The Jacobian have the following relevant properties:
$$\frac{\partial (u,y)}{\partial (x,y)} = \left( \frac{\partial u}{\partial x} \right)_y,$$
$$\frac{\partial (u,v)}{\partial (x,y)} = \left(\frac{\partial (x,y)}{\partial (u,v)} \right)^{-1}, \qquad\text{(inverse function theorem)}$$
and
$$\frac{\partial (u,v)}{\partial (x,y)} = \frac{\partial (u,v)}{\partial (s,t)} \frac{\partial (s,t)}{\partial (x,y)}   . \qquad\text{(chain rule)}$$
In your case
$$\left(\frac{\partial U}{\partial T} \right)_p= \frac{\partial (U,p)}{\partial (T,p)} = \frac{\partial(U,p)/\partial(T,V) }{\partial(T,p)/\partial(T,V)} 
= \frac{(\partial U/\partial T)_V (\partial p/\partial V)_T -
(\partial U/\partial V)_T (\partial p/\partial T)_V}{\left(\partial p/\partial V\right)_T}. $$
Now, we evaluate
$$\frac{(\partial p/\partial T)_V}{(\partial p/\partial V)_T}
= \frac{\partial(p,V)}{\partial(T,V)} \Big/\frac{\partial(p,T)}{\partial(V,T)}
= - \frac{\partial(p,V)}{\partial(V,T)} \frac{\partial(V,T)}{\partial(p,T)}
= - \frac{\partial(p,V)}{\partial(p,T)}  = -\left(\frac{\partial V}{\partial T}\right)_p .$$
So in total, we have
$$\left(\frac{\partial U}{\partial T} \right)_p =\left(\frac{\partial U}{\partial T}\right)_V +\left( \frac{\partial U}{\partial V}\right)_T \left(\frac{\partial V}{\partial T}\right)_p. $$
Note that we did not use any Maxwell relation. Your relation is just a fact about partial derivatives.
A: The quantity $U$ can be considered as a function of $p$ and $T$, let's write it as $U = f(p,T)$, or as a function of $V$ and $T$, let's write that as $U=g(V,T)$. We can also view $V$ as a function of $p$ and $T$, which we write as $V=h(p,T)$, and this gives us the relation between the two ways of representing $U$:
$$
f(P,T)=g(h(p,T),T).
$$
Taking the partial derivative w.r.t. $T$ on both sides, gives (according to the chain rule)
$$
\frac{\partial f}{\partial T}(P,T) =
\frac{\partial g}{\partial V}(h(p,T),T) \cdot \frac{\partial h}{\partial T}(p,T)

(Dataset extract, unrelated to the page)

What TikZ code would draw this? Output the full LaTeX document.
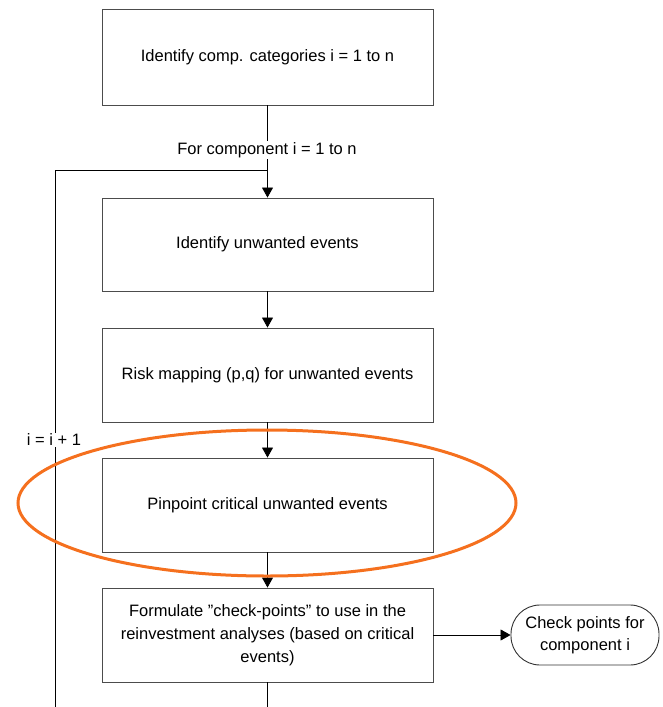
\documentclass[tikz,border=0pt]{standalone}
\usepackage{fontspec}
\setmainfont{Liberation Sans}
\usetikzlibrary{arrows.meta}
\definecolor{hilite}{RGB}{245,112,30}
\begin{document}
\begin{tikzpicture}[x=1pt,y=-1pt,
  box/.style={draw=black!70, line width=0.9pt, minimum width=331pt, minimum height=94pt,
    font=\fontsize{16.5}{23}\selectfont, align=center, inner sep=0pt},
  term/.style={draw=black!80, line width=0.9pt, minimum width=148pt, minimum height=60pt,
    rounded corners=29pt, font=\fontsize{16.5}{22}\selectfont, align=center, inner sep=0pt},
  conn/.style={black, line width=0.8pt},
  arr/.style={conn, -{Triangle[length=10pt,width=11pt]}},
  lbl/.style={fill=white, inner sep=1.5pt, font=\fontsize{16.5}{19}\selectfont}]
\useasboundingbox (0,0) rectangle (662,707);

\node[box, minimum height=96pt] (b1) at (267.5,57) {Identify comp. categories i = 1 to n};
\node[box, minimum height=93pt] (b2) at (267.5,244.5) {Identify unwanted events};
\node[box] (b3) at (267.5,375) {Risk mapping (p,q) for unwanted events};
\node[box] (b4) at (267.5,505) {Pinpoint critical unwanted events};
\node[box] (b5) at (267.5,635) {Formulate ”check-points” to use in the\\reinvestment analyses (based on critical\\events)};
\node[term] (cp) at (585,635) {Check points for\\component i};

\coordinate (j) at (267.5,170);
\coordinate (lb) at (55,707);
\coordinate (bb) at (267.5,707);

\draw[conn] (lb) |- (j);
\draw[arr] (b1.south) -- (b2.north);
\draw[arr] (b2) -- (b3);
\draw[arr] (b3) -- (b4);
\draw[arr] (b4) -- (b5);
\draw[arr] (b5) -- (cp);
\draw[conn] (b5.south) -- (bb);

\node[lbl] (l1) at (267,150) {For component i = 1 to n};
\node[lbl] (l2) at (54,440) {i = i + 1};

\draw[hilite, line width=3pt] (267,503) ellipse [x radius=249pt, y radius=73pt];
\end{tikzpicture}
\end{document}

+ \frac{\partial g}{\partial T}(h(p,T),T) \cdot 1
,
$$
and this is just another way of writing your relation. (In a pure mathematician's notation, one might say, since (unlike phycisists and applied mathematicians) we avoid using the same letter for a physical quantity and for the mathematical function which represents the dependence of that quantity on other physical quantities. In this case, I would say that this practice reduces the risk of confusion, at least for beginners.)